The piece opens at its end, with five gang members death-staring the audience. Of course it’s not long till we understand what has provoked such anger in the gang, unsurprisingly the answer is the ‘Great War’. Now over, the young lads have returned to their homes and women have to face the fact that now the men are back, they are no longer needed in the workplace. The answer for both parties seems to be the underhand world of street crime, whereby Tobacco Road seems to take on a more standard rags to (pick-pocketed) riches narrative.
At the heart of the piece are the stories of real people who have had to construct a whole new life, in a society who has forgotten them. The topic of a women in a male-dominated gang world was also a good theme for the actors to really attack and play with. Most notably, the over-arching theme of the piece is the lifelong pursuit of happiness, which is always emotively-provocative to audiences.
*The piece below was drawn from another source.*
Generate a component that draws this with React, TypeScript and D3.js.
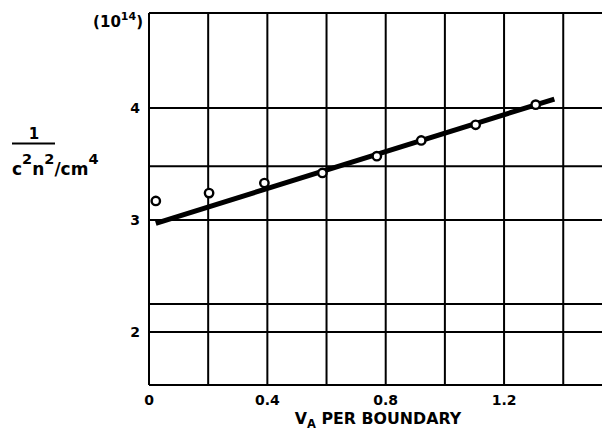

What really let this piece down from early on was breaking the fourth wall, and actors constantly coming out of character to tell us what was going on. This made the piece feel very ‘bitty’ and less organic, as I felt the energy on stage was constantly being dropped and it was then a struggle to generate it again. I was quite surprised that the company had branded itself as a physical theatre company, because the ‘stop and start’ treatment of the text did interrupt the fluidity in the movement sections – which made them lose their wow factor. Of course this technique sometimes works when there is a bit less content, but with a play has a lot to cover (mainly because of its characters and unseen characters) at a fast pace; it made the plot feel a bit hard to follow at times. Who are these people? Did we just talk about them? Why are they now important? Where are we now? I also felt articulation could’ve been more developed at times, as I couldn’t actually decipher a lot of the text being said.
I can see that this is clearly a text with great messages at the core to explore, such as the role of women in a man’s world, but the pacing was too ambitious and at times difficult to navigate (and hear). I’m not sure if it was just a case of it being the first night of the run and feeling on edge, but I left the theatre feeling underwhelmed.